Arrêté, le gangster n’a pas tergiversé très longtemps : pour protéger sa famille, il a trahi la famille, balançant les noms gros des bonnets de l’organisation contre sa liberté et celle de ses proches.  Evidemment, cela n’est pas du tout conforme aux usages en vigueur dans le milieu de la mafia. On ne moucharde pas impunément ses petits camarades. Le Parrain, emprisonné suite aux révélations de Giovanni, a illico placé un contrat sur sa tête et celles de son épouse Maggie (Michelle Pfeiffer), de sa fille Belle (Diana Agron) de son fils Warren (John D’Leo) et même de son chien, Malavita . 20 millions de dollars pour le lot…
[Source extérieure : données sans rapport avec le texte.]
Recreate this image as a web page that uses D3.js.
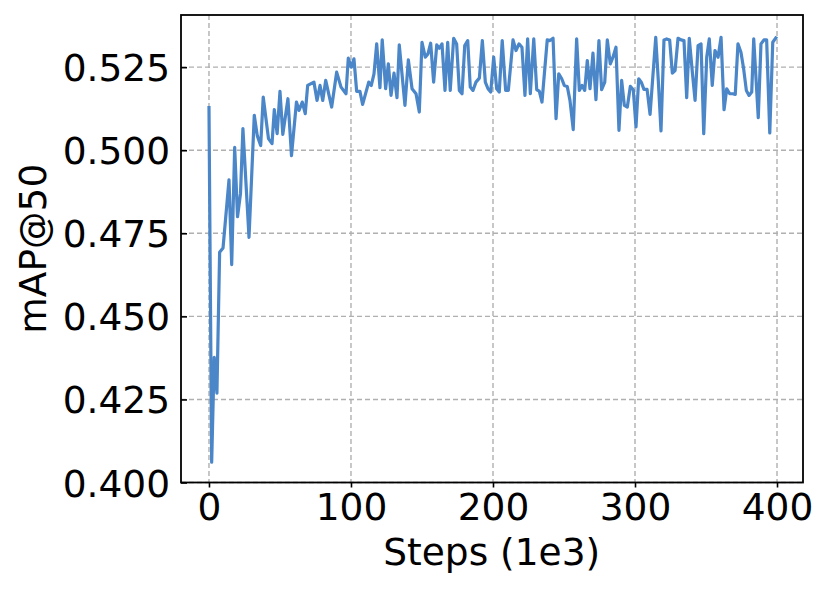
<!DOCTYPE html>
<html>
<head>
<meta charset="utf-8">
<script src="https://cdn.jsdelivr.net/npm/d3@7"></script>
<style>
  body { margin: 0; background: #fff; }
  text { font-family: "DejaVu Sans", sans-serif; fill: #000; }
</style>
</head>
<body>
<div id="chart"></div>
<script>
"use strict";

// -> training steps (in 1e3)
var steps = [0, 1.9, 3.7, 5.6, 7.5, 9.9, 14.1, 16.0, 18.1, 20.1, 22.2, 23.9, 28.2, 31.9, 34.0, 36.4, 38.2, 41.9, 44.4, 46.0,
    48.0, 50.0, 52.0, 55.6, 58.1, 61.6, 63.4, 65.7, 67.8, 69.5, 73.9, 76.1, 78.2, 80.1, 82.2, 86.4, 89.9, 93.0, 96.5, 98.1,
    100.2, 102.1, 104.0, 106.3, 108.2, 112.5, 114.3, 116.2, 118.1, 120.4, 122.0, 124.4, 126.3, 128.2, 130.3, 132.4, 134.0, 138.0, 140.4, 143.0,
    145.8, 148.1, 150.0, 152.3, 154.2, 156.1, 158.2, 160.4, 162.2, 164.1, 166.2, 168.1, 169.9, 172.3, 174.4, 176.3, 178.2, 180.1, 182.2, 184.0,
    185.9, 188.0, 190.4, 192.5, 194.6, 196.5, 198.4, 200.5, 202.6, 204.4, 206.5, 208.9, 210.8, 214.1, 216.2, 218.3, 220.4, 222.5, 224.4, 226.3,
    228.7, 230.8, 232.6, 234.5, 238.2, 240.1, 242.3, 244.4, 246.3, 248.4, 250.2, 252.3, 254.2, 256.5, 258.9, 260.8, 262.7, 264.6, 266.4, 268.3,
    270.4, 272.5, 274.6, 276.5, 278.7, 280.5, 282.6, 284.5, 286.6, 288.7, 290.6, 292.5, 294.6, 296.7, 298.8, 300.7, 302.6, 304.4, 306.3, 308.5,
    310.6, 314.6, 316.4, 318.3, 320.4, 322.3, 324.4, 326.3, 328.2, 330.3, 332.4, 334.5, 336.4, 338.2, 340.4, 342.3, 344.4, 346.5, 348.4, 350.5,
    352.3, 354.4, 356.3, 358.5, 360.6, 362.7, 364.6, 366.7, 368.8, 370.6, 372.5, 374.6, 376.5, 378.4, 380.3, 382.2, 383.6, 386.8, 388.7, 390.8,
    392.7, 394.9, 397.0, 399.8];

// -> mAP@50 at each step
var map50 = [0.5133, 0.4061, 0.4377, 0.4269, 0.4693, 0.4706, 0.4911, 0.4656, 0.5009, 0.4800, 0.4870, 0.5065, 0.4738, 0.5105, 0.5044, 0.5014, 0.5160, 0.5035, 0.5020, 0.5122,
    0.5050, 0.5177, 0.5048, 0.5155, 0.4984, 0.5145, 0.5120, 0.5145, 0.5110, 0.5195, 0.5205, 0.5150, 0.5195, 0.5150, 0.5210, 0.5130, 0.5235, 0.5190, 0.5170, 0.5277,
    0.5250, 0.5275, 0.5177, 0.5177, 0.5138, 0.5205, 0.5195, 0.5230, 0.5320, 0.5188, 0.5332, 0.5185, 0.5260, 0.5165, 0.5232, 0.5158, 0.5317, 0.5135, 0.5272, 0.5185,
    0.5170, 0.5115, 0.5325, 0.5280, 0.5290, 0.5322, 0.5205, 0.5317, 0.5307, 0.5320, 0.5180, 0.5325, 0.5180, 0.5337, 0.5320, 0.5180, 0.5170, 0.5315, 0.5330, 0.5190,
    0.5180, 0.5205, 0.5217, 0.5330, 0.5205, 0.5185, 0.5175, 0.5280, 0.5185, 0.5175, 0.5330, 0.5180, 0.5180, 0.5332, 0.5300, 0.5320, 0.5310, 0.5165, 0.5335, 0.5170,
    0.5335, 0.5182, 0.5178, 0.5145, 0.5332, 0.5330, 0.5337, 0.5095, 0.5230, 0.5215, 0.5195, 0.5192, 0.5150, 0.5062, 0.5335, 0.5180, 0.5195, 0.5180, 0.5270, 0.5185,
    0.5292, 0.5152, 0.5330, 0.5182, 0.5205, 0.5332, 0.5260, 0.5280, 0.5310, 0.5060, 0.5210, 0.5135, 0.5130, 0.5192, 0.5182, 0.5070, 0.5215, 0.5205, 0.5183, 0.5183,
    0.5108, 0.5340, 0.5210, 0.5058, 0.5332, 0.5335, 0.5332, 0.5232, 0.5240, 0.5337, 0.5332, 0.5330, 0.5158, 0.5337, 0.5234, 0.5150, 0.5315, 0.5320, 0.5050, 0.5280,
    0.5335, 0.5195, 0.5300, 0.5280, 0.5340, 0.5122, 0.5185, 0.5170, 0.5170, 0.5168, 0.5320, 0.5295, 0.5245, 0.5180, 0.5165, 0.5175, 0.5335, 0.5098, 0.5320, 0.5332,
    0.5332, 0.5052, 0.5325, 0.5342];

var xTicks = [0, 100, 200, 300, 400];
var yTicks = [0.400, 0.425, 0.450, 0.475, 0.500, 0.525];

var data = steps.map(function(s, i) { return { step: s, value: map50[i] }; });

// -> figure and axes box
var width = 831, height = 590;
var margin = {top: 15, right: 28, bottom: 107.5, left: 181};
var w = width - margin.left - margin.right,
    h = height - margin.top - margin.bottom;

var svg = d3.select("#chart").append("svg")
    .attr("width", width)
    .attr("height", height);

var g = svg.append("g")
    .attr("transform", "translate(" + margin.left + "," + margin.top + ")");

var x = d3.scaleLinear().domain([-19.7, 418.3]).range([0, w]),
    y = d3.scaleLinear().domain([0.4, 0.5407]).range([h, 0]);

// -> dashed grid
g.append("g").selectAll("line")
    .data(xTicks).enter().append("line")
    .attr("x1", function(d) { return x(d); })
    .attr("x2", function(d) { return x(d); })
    .attr("y1", 0).attr("y2", h)
    .attr("stroke", "#b0b0b0").attr("stroke-width", 1.4)
    .attr("stroke-dasharray", "5,3");

g.append("g").selectAll("line")
    .data(yTicks).enter().append("line")
    .attr("y1", function(d) { return y(d); })
    .attr("y2", function(d) { return y(d); })
    .attr("x1", 0).attr("x2", w)
    .attr("stroke", "#b0b0b0").attr("stroke-width", 1.4)
    .attr("stroke-dasharray", "5,3");

// -> the curve
var line = d3.line()
    .x(function(d) { return x(d.step); })
    .y(function(d) { return y(d.value); });

g.append("path")
    .datum(data)
    .attr("fill", "none")
    .attr("stroke", "#4a86c8")
    .attr("stroke-width", 3.2)
    .attr("stroke-linejoin", "round")
    .attr("d", line);

// -> x axis: ticks point outward
var xAxis = g.append("g")
    .attr("transform", "translate(0," + h + ")")
    .call(d3.axisBottom(x).tickValues(xTicks).tickSize(5).tickPadding(8).tickFormat(d3.format("d")));
xAxis.select(".domain").remove();
xAxis.selectAll("line").attr("stroke", "#000").attr("stroke-width", 1.6);
xAxis.selectAll("text")
    .attr("font-size", "37.5px")
    .attr("font-family", "DejaVu Sans")
    .attr("y", 37)
    .attr("dy", 0);

// -> y axis: ticks point inward
var yAxis = g.append("g")
    .call(d3.axisLeft(y).tickValues(yTicks).tickSize(-6).tickPadding(11).tickFormat(d3.format(".3f")));
yAxis.select(".domain").remove();
yAxis.selectAll("line").attr("stroke", "#000").attr("stroke-width", 1.6);
yAxis.selectAll("text")
    .attr("font-size", "37.5px")
    .attr("font-family", "DejaVu Sans")
    .attr("x", -11)
    .attr("dy", "0.36em");

// -> frame
g.append("rect")
    .attr("width", w).attr("height", h)
    .attr("fill", "none")
    .attr("stroke", "#000")
    .attr("stroke-width", 1.8);

// -> axis titles
svg.append("text")
    .attr("x", 491.7).attr("y", 565)
    .attr("text-anchor", "middle")
    .attr("font-size", "37.5px")
    .text("Steps (1e3)");

svg.append("text")
    .attr("transform", "translate(46," + (margin.top + h / 2) + ")rotate(-90)")
    .attr("text-anchor", "middle")
    .attr("font-size", "37.5px")
    .text("mAP@50");
</script>
</body>
</html>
Pour pouvoir vivre sans craindre à tout moment de voir débarquer des  tueurs patibulaires, la famille entière a quitté l’Amérique pour la France, où ils vivent sous la protection d’un trio d’agents du FBI, dirigé par le vétéran Robert Stansfield (Tommy Lee Jones).
Après un bref séjour sur la Côte d’Azur, les Manzoni sont contraints de débarquer en Basse-Normandie, dans le petit village (fictif) de  Cholong-sur-Avre.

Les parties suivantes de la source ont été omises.